Yeni Toplumsal Hareketler: Kadın, çevre, barış, anti-nükleer, ırk, etnik kimlik, insan hakları ve cinsel kimlik sorunları etrafında örgütlenen toplumsal hareketler, kendi aralarındaki farklılıklara rağmen, bu yeni siyaset anlayışının öncüsü oldular.
Radikal Demokrasi
Laclau ve Mouffe postmodern ve post-yapısalcı hattan ilerleyen Mouffe, radikal demokrasi ile üniter (bütünlüklü) bir özne mitini terk etmek olarak yorumlar. Radikal Demokrasi stratejisi, toplumsalın tamamlanmamış ve açık bir karakteri olduğundan hareket eden, politik alanların ve öznelerin çoğullaştığını ve bu çoğulluğun indirgenemez bir karaktere sahip olduğunu iddia eden, birey merkezli hakları temel alan ve evrensellik ilkesini tanımayan bir hegemonik tasarıdan ibarettir.
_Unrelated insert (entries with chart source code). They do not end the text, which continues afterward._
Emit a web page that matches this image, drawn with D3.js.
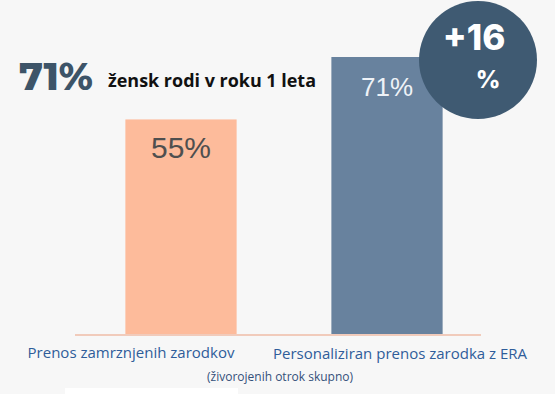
<!DOCTYPE html>
<html>
<head>
<meta charset="utf-8">
<script src="https://cdn.jsdelivr.net/npm/d3@7.9.0/dist/d3.min.js"></script>
<style>
  body { margin: 0; background: #f7f7f7; }
  svg { display: block; }
</style>
</head>
<body>
<svg id="chart" width="555" height="394"></svg>
<script>
// data
const categories = ['Prenos zamrznjenih zarodkov', 'Personalizirani prenos zarodka z ERA'];
const labels = ['Prenos zamrznjenih zarodkov', 'Personaliziran prenos zarodka z ERA'];
const values = [55, 71];
const barColors = ['#fdbb9b', '#68829e'];
const valueColors = ['#4f4f4f', '#eef2f7'];
const headline = '71%';
const headlineText = 'žensk rodi v roku 1 leta';
const diffLabel = ['+16', '%'];
const footnote = '(živorojenih otrok skupno)';

const svg = d3.select('#chart');

svg.append('rect')
  .attr('width', 555).attr('height', 394)
  .attr('fill', '#f7f7f7');

// little white patch at the bottom
svg.append('rect')
  .attr('x', 65).attr('y', 388).attr('width', 173).attr('height', 6)
  .attr('fill', '#ffffff');

let x = d3.scaleBand()
  .domain(categories)
  .range([78, 490])
  .paddingInner(0.46)
  .paddingOuter(0.23);

let y = d3.scaleLinear()
  .domain([0, 71])
  .range([334, 57]);

// bars
svg.selectAll('rect.bar')
  .data(values)
  .join('rect')
  .attr('class', 'bar')
  .attr('x', (d, i) => x(categories[i]))
  .attr('y', d => y(d))
  .attr('width', x.bandwidth())
  .attr('height', d => y(0) - y(d))
  .attr('fill', (d, i) => barColors[i]);

// baseline
svg.append('line')
  .attr('x1', 75).attr('x2', 481)
  .attr('y1', y(0) + 1).attr('y2', y(0) + 1)
  .attr('stroke', '#f1cbbb')
  .attr('stroke-width', 2);

// values inside bars
svg.selectAll('text.val')
  .data(values)
  .join('text')
  .attr('class', 'val')
  .attr('x', (d, i) => x(categories[i]) + x.bandwidth() / 2)
  .attr('y', d => y(d) + 38.5)
  .attr('text-anchor', 'middle')
  .attr('font-family', 'Liberation Sans, Arial, sans-serif')
  .attr('font-size', (d, i) => i === 1 ? 26 : 30)
  .attr('fill', (d, i) => valueColors[i])
  .text(d => d + '%');

// category labels
const labelPos = [131, 400];
svg.selectAll('text.cat')
  .data(labels)
  .join('text')
  .attr('class', 'cat')
  .attr('x', (d, i) => labelPos[i])
  .attr('y', (d, i) => 358 + i)
  .attr('text-anchor', 'middle')
  .attr('font-family', 'Open Sans, sans-serif')
  .attr('font-size', 15)
  .attr('fill', '#2f5d9a')
  .text(d => d);

svg.append('text')
  .attr('x', 280).attr('y', 381)
  .attr('text-anchor', 'middle')
  .attr('font-family', 'Open Sans, sans-serif')
  .attr('font-size', 12)
  .attr('fill', '#34507a')
  .text(footnote);

// headline
svg.append('text')
  .attr('x', 19).attr('y', 90)
  .attr('font-family', 'Montserrat, Inter, sans-serif')
  .attr('font-weight', 800)
  .attr('font-size', 38)
  .attr('fill', '#3d5468')
  .text(headline);

svg.append('text')
  .attr('x', 108).attr('y', 87)
  .attr('font-family', 'Open Sans, sans-serif')
  .attr('font-weight', 700)
  .attr('font-size', 18)
  .attr('fill', '#111111')
  .attr('textLength', 208)
  .attr('lengthAdjust', 'spacingAndGlyphs')
  .text(headlineText);

// difference badge
svg.append('circle')
  .attr('cx', 478).attr('cy', 60).attr('r', 59)
  .attr('fill', '#3f5a72');

svg.append('text')
  .attr('x', 474).attr('y', 50)
  .attr('text-anchor', 'middle')
  .attr('font-family', 'Inter, sans-serif')
  .attr('font-weight', 800)
  .attr('font-size', 35)
  .attr('fill', '#ffffff')
  .text(diffLabel[0]);

svg.append('text')
  .attr('x', 488).attr('y', 88)
  .attr('text-anchor', 'middle')
  .attr('font-family', 'Inter, sans-serif')
  .attr('font-weight', 800)
  .attr('font-size', 24)
  .attr('fill', '#ffffff')
  .text(diffLabel[1]);
</script>
</body>
</html>
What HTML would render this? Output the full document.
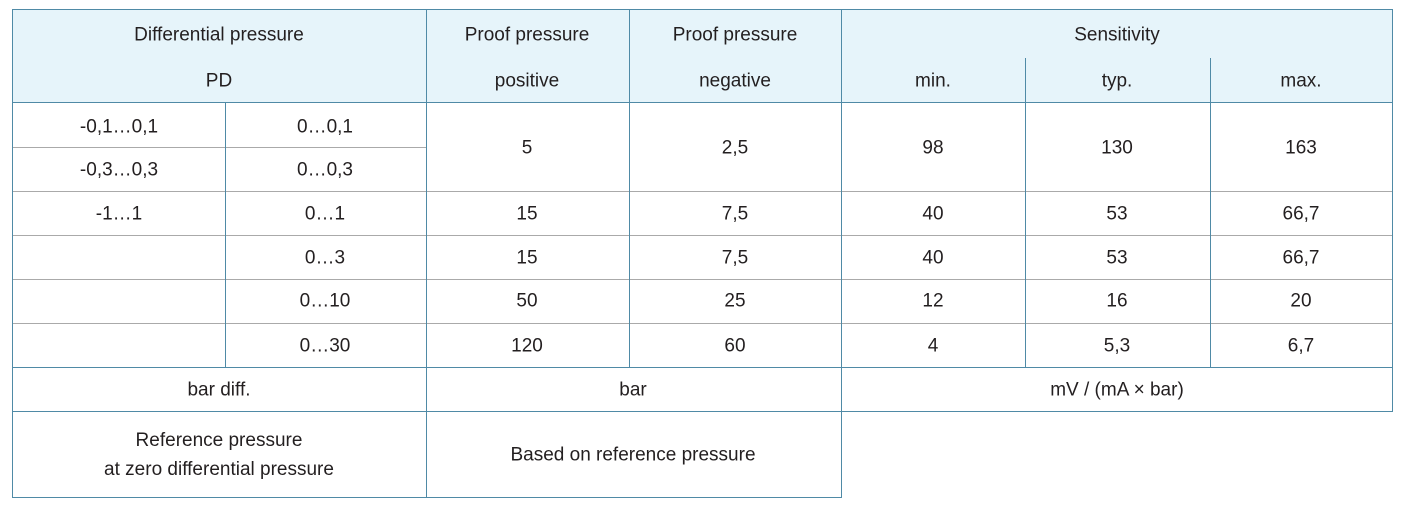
<!DOCTYPE html>
<html><head><meta charset="utf-8"><style>
body{margin:0;width:1407px;height:506px;background:#fff;position:relative;font-family:"Liberation Sans",sans-serif;font-size:19px;color:#231f20;overflow:hidden}
.t{position:absolute;transform:translate(-50%,-50%);white-space:nowrap;text-align:center;line-height:29px}
.h{position:absolute;height:0;border-top:1.5px solid #aaa}
.hb{position:absolute;height:0;border-top:1.5px solid #4f8aa6}
.v{position:absolute;width:0;border-left:1.5px solid #4f8aa6}
</style></head><body>
<div style="position:absolute;left:12px;top:9px;width:1381px;height:94px;background:#e6f4fa"></div>
<!-- borders -->
<div class="hb" style="left:12px;top:9px;width:1381px"></div>
<div class="hb" style="left:12px;top:102px;width:1381px"></div>
<div class="h" style="left:12px;top:147px;width:414px"></div>
<div class="h" style="left:12px;top:191px;width:1381px"></div>
<div class="h" style="left:12px;top:235px;width:1381px"></div>
<div class="h" style="left:12px;top:279px;width:1381px"></div>
<div class="h" style="left:12px;top:323px;width:1381px"></div>
<div class="hb" style="left:12px;top:367px;width:1381px"></div>
<div class="hb" style="left:12px;top:411px;width:1381px"></div>
<div class="hb" style="left:12px;top:497px;width:829px"></div>
<div class="v" style="left:12px;top:9px;height:489px"></div>
<div class="v" style="left:225px;top:103px;height:264px"></div>
<div class="v" style="left:426px;top:9px;height:489px"></div>
<div class="v" style="left:629px;top:9px;height:358px"></div>
<div class="v" style="left:841px;top:9px;height:489px"></div>
<div class="v" style="left:1025px;top:58px;height:309px"></div>
<div class="v" style="left:1210px;top:58px;height:309px"></div>
<div class="v" style="left:1392px;top:9px;height:402px"></div>
<!-- header -->
<div class="t" style="left:219px;top:35px">Differential pressure</div>
<div class="t" style="left:219px;top:81px">PD</div>
<div class="t" style="left:527px;top:35px">Proof pressure</div>
<div class="t" style="left:527px;top:81px">positive</div>
<div class="t" style="left:735px;top:35px">Proof pressure</div>
<div class="t" style="left:735px;top:81px">negative</div>
<div class="t" style="left:1117px;top:35px">Sensitivity</div>
<div class="t" style="left:933px;top:81px">min.</div>
<div class="t" style="left:1117px;top:81px">typ.</div>
<div class="t" style="left:1301px;top:81px">max.</div>
<!-- body -->
<div class="t" style="left:119px;top:127px">-0,1…0,1</div>
<div class="t" style="left:325px;top:127px">0…0,1</div>
<div class="t" style="left:119px;top:170px">-0,3…0,3</div>
<div class="t" style="left:325px;top:170px">0…0,3</div>
<div class="t" style="left:527px;top:148px">5</div>
<div class="t" style="left:735px;top:148px">2,5</div>
<div class="t" style="left:933px;top:148px">98</div>
<div class="t" style="left:1117px;top:148px">130</div>
<div class="t" style="left:1301px;top:148px">163</div>

<div class="t" style="left:119px;top:214px">-1…1</div>
<div class="t" style="left:325px;top:214px">0…1</div>
<div class="t" style="left:527px;top:214px">15</div>
<div class="t" style="left:735px;top:214px">7,5</div>
<div class="t" style="left:933px;top:214px">40</div>
<div class="t" style="left:1117px;top:214px">53</div>
<div class="t" style="left:1301px;top:214px">66,7</div>

<div class="t" style="left:325px;top:258px">0…3</div>
<div class="t" style="left:527px;top:258px">15</div>
<div class="t" style="left:735px;top:258px">7,5</div>
<div class="t" style="left:933px;top:258px">40</div>
<div class="t" style="left:1117px;top:258px">53</div>
<div class="t" style="left:1301px;top:258px">66,7</div>

<div class="t" style="left:325px;top:301px">0…10</div>
<div class="t" style="left:527px;top:301px">50</div>
<div class="t" style="left:735px;top:301px">25</div>
<div class="t" style="left:933px;top:301px">12</div>
<div class="t" style="left:1117px;top:301px">16</div>
<div class="t" style="left:1301px;top:301px">20</div>

<div class="t" style="left:325px;top:346px">0…30</div>
<div class="t" style="left:527px;top:346px">120</div>
<div class="t" style="left:735px;top:346px">60</div>
<div class="t" style="left:933px;top:346px">4</div>
<div class="t" style="left:1117px;top:346px">5,3</div>
<div class="t" style="left:1301px;top:346px">6,7</div>

<div class="t" style="left:219px;top:390px">bar diff.</div>
<div class="t" style="left:633px;top:390px">bar</div>
<div class="t" style="left:1117px;top:390px">mV / (mA × bar)</div>
<div class="t" style="left:219px;top:455px">Reference pressure<br>at zero differential pressure</div>
<div class="t" style="left:633px;top:455px">Based on reference pressure</div>
</body></html>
Agonistik Demokrasi iki başlık altında incelenebilir:
Biri, Jürgen Habermas, Seyla Benhabib ve John Rawls tarafından, diğeri Ernesto Laclau, Chantall Mouffe ve William Connolly tarafından geliştirilen, sırasıyla “müzakereci demokrasi” ve “agonistik demokrasi” (çatışmalı çoğulculuk) teorileri.
- “Müzakereci demokrasi” teorisi sivil toplum alanını, kamusal alanda siyasi ve ahlaki açılardan özgür ve eşit bireylerin rasyonel bir diyalog ile konsensüse varabilecekleri bir alan olarak kavrar.
- Agonistik demokrasinin özü ise; farklılıkların ve çatışmanın asla indirgenemeyeceği veya yok edilemeyeceği meselesine bağlanmaktadır.
Postmarksistler, kamusal alanın uzlaşma değil, çatışmayı temel alan kimlik/fark temelinde anlaşılması gerektiğini ileri sürerler. İkinci eleştiri noktaları, uzlaşmaya dayalı demokrasi anlayışının çoğulculuk anlayışını öne çıkaracağı, bunun ise karşıtlıkların yok sayılması anlamına geleceği konusunda ortaya çıkar.